2023
This article presents an early look at how the LivePublication framework can enable live, updating components and generative content for computationally driven sciences. Presented is a language identification performance task, comparing the accuracy of two methods (langdetect and fastText).
Welcome to our LivePublication demonstration! This website represents how we can incorporate real-time computation within the narrative structure of a research article.
This LivePublication is the product of an ongoing initiative to move beyond the limitations of traditional scientific publishing by integrating dynamic computational workflows within the fabric of a publication. The LivePublication framework aims to enable live, reactive publications while simultaneously enhancing transparency, repeatability, and collaborative scientific research.
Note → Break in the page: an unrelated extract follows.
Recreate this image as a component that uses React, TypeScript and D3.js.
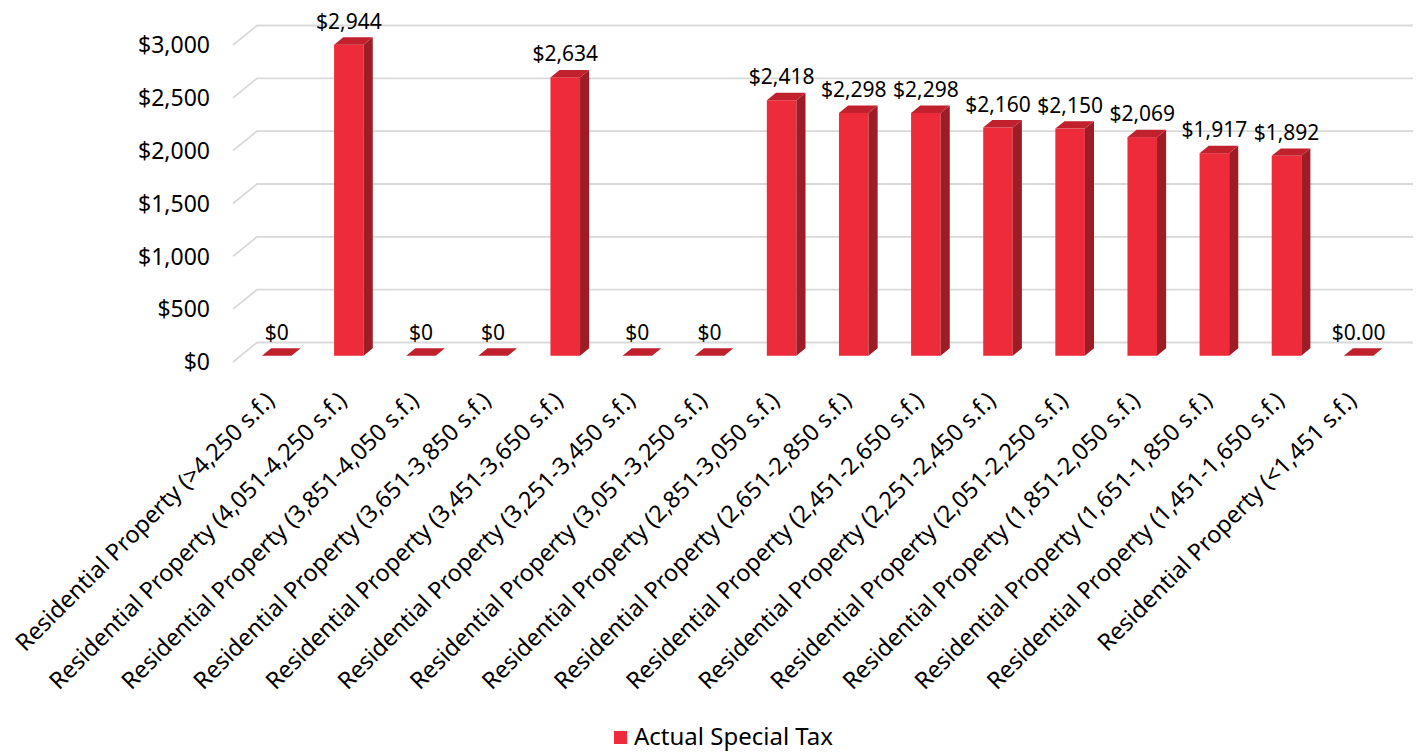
import React from "react";
import * as d3 from "d3";

const categories = [
  "Residential Property (>4,250 s.f.)",
  "Residential Property (4,051-4,250 s.f.)",
  "Residential Property (3,851-4,050 s.f.)",
  "Residential Property (3,651-3,850 s.f.)",
  "Residential Property (3,451-3,650 s.f.)",
  "Residential Property (3,251-3,450 s.f.)",
  "Residential Property (3,051-3,250 s.f.)",
  "Residential Property (2,851-3,050 s.f.)",
  "Residential Property (2,651-2,850 s.f.)",
  "Residential Property (2,451-2,650 s.f.)",
  "Residential Property (2,251-2,450 s.f.)",
  "Residential Property (2,051-2,250 s.f.)",
  "Residential Property (1,851-2,050 s.f.)",
  "Residential Property (1,651-1,850 s.f.)",
  "Residential Property (1,451-1,650 s.f.)",
  "Residential Property (<1,451 s.f.)",
];
const values = [0, 2944, 0, 0, 2634, 0, 0, 2418, 2298, 2298, 2160, 2150, 2069, 1917, 1892, 0];
const valueLabels = [
  "$0", "$2,944", "$0", "$0", "$2,634", "$0", "$0", "$2,418", "$2,298", "$2,298",
  "$2,160", "$2,150", "$2,069", "$1,917", "$1,892", "$0.00",
];
const yTicks = [0, 500, 1000, 1500, 2000, 2500, 3000];
const seriesName = "Actual Special Tax";

const W = 1423;
const H = 752;
const FONT = "'Noto Sans', 'Open Sans', sans-serif";

export default function App() {
  const x0 = 233;
  const x1 = 1387;
  const yBase = 362;
  const yTop = 45;
  const dx = 24;
  const dy = -19.5;
  const d0 = 0.32;
  const d1 = 0.7;

  const x = d3
    .scaleBand<string>()
    .domain(categories)
    .range([x0, x1])
    .paddingInner(0.59)
    .paddingOuter(0.295);
  const y = d3.scaleLinear().domain([0, 3000]).range([yBase, yTop]);
  const fmt = d3.format("$,");
  const w = x.bandwidth();
  const ddx = dx * (d1 - d0);
  const ddy = dy * (d1 - d0);

  const front = "#ED2B3B";
  const side = "#9E1C26";
  const top = "#C1212D";

  return (
    <svg
      width={W}
      height={H}
      style={{ position: "absolute", left: 0, top: 0, background: "#fff" }}
      fontFamily={FONT}
    >
      {yTicks.map((t) => {
        const yy = y(t);
        const p = d3.path();
        p.moveTo(x0, yy);
        p.lineTo(x0 + dx, yy + dy);
        p.lineTo(x1 + dx + 2, yy + dy);
        return (
          <path key={t} d={p.toString()} fill="none" stroke="#D9D9D9" strokeWidth={1.8} />
        );
      })}
      {yTicks.map((t) => (
        <text
          key={"yl" + t}
          x={210}
          y={y(t)}
          dy="0.36em"
          textAnchor="end"
          fontSize={23}
          fill="#000"
        >
          {fmt(t)}
        </text>
      ))}
      {categories.map((c, i) => {
        const v = values[i];
        const fx = (x(c) as number) + dx * d0;
        const fy0 = y(0) + dy * d0;
        const fy1 = y(v) + dy * d0;
        const sidePts = [
          [fx + w, fy1],
          [fx + w + ddx, fy1 + ddy],
          [fx + w + ddx, fy0 + ddy],
          [fx + w, fy0],
        ];
        const topPts = [
          [fx, fy1],
          [fx + ddx, fy1 + ddy],
          [fx + w + ddx, fy1 + ddy],
          [fx + w, fy1],
        ];
        return (
          <g key={"b" + i}>
            {v > 0 && (
              <>
                <rect x={fx} y={fy1} width={w} height={fy0 - fy1} fill={front} />
                <polygon points={sidePts.map((p) => p.join(",")).join(" ")} fill={side} />
              </>
            )}
            <polygon points={topPts.map((p) => p.join(",")).join(" ")} fill={v > 0 ? top : "#C0202C"} />
          </g>
        );
      })}
      {categories.map((c, i) => {
        const fx = (x(c) as number) + dx * d0;
        const fy1 = y(values[i]) + dy * d0;
        return (
          <text
            key={"dl" + i}
            x={fx + w / 2}
            y={fy1 - 16}
            textAnchor="middle"
            fontSize={21}
            fill="#000"
          >
            {valueLabels[i]}
          </text>
        );
      })}
      {categories.map((c) => {
        const cx = (x(c) as number) + w / 2 + dx * d0;
        return (
          <text
            key={"xl" + c}
            transform={`translate(${cx - 1},${402}) rotate(-45)`}
            textAnchor="end"
            fontSize={23.5}
            fill="#000"
          >
            {c}
          </text>
        );
      })}
      <rect x={614} y={731} width={13} height={13} fill={front} />
      <text x={634} y={745} fontSize={24} fill="#000">
        {seriesName}
      </text>
    </svg>
  );
}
To enable this, LivePublication integrates with distributed Globus flows by providing custom Action Provides (LivePublication Action Providers, LPAPs) to generate descriptive RO-Crates at each major computational step in a workflow/methodology. These distributed artefacts are then combined into a full description of the workflow execution recording inputs, outputs, methods, and descriptive metadata. This primary artefact is then used as a data model for a publication, such as this website, to draw upon - providing updating figures, metrics, and other metadata. The structure, recorded metadata, and methods of integration with the publication are all early areas under active development.
Find a browseable version of the underpinning primary RO-Crate here!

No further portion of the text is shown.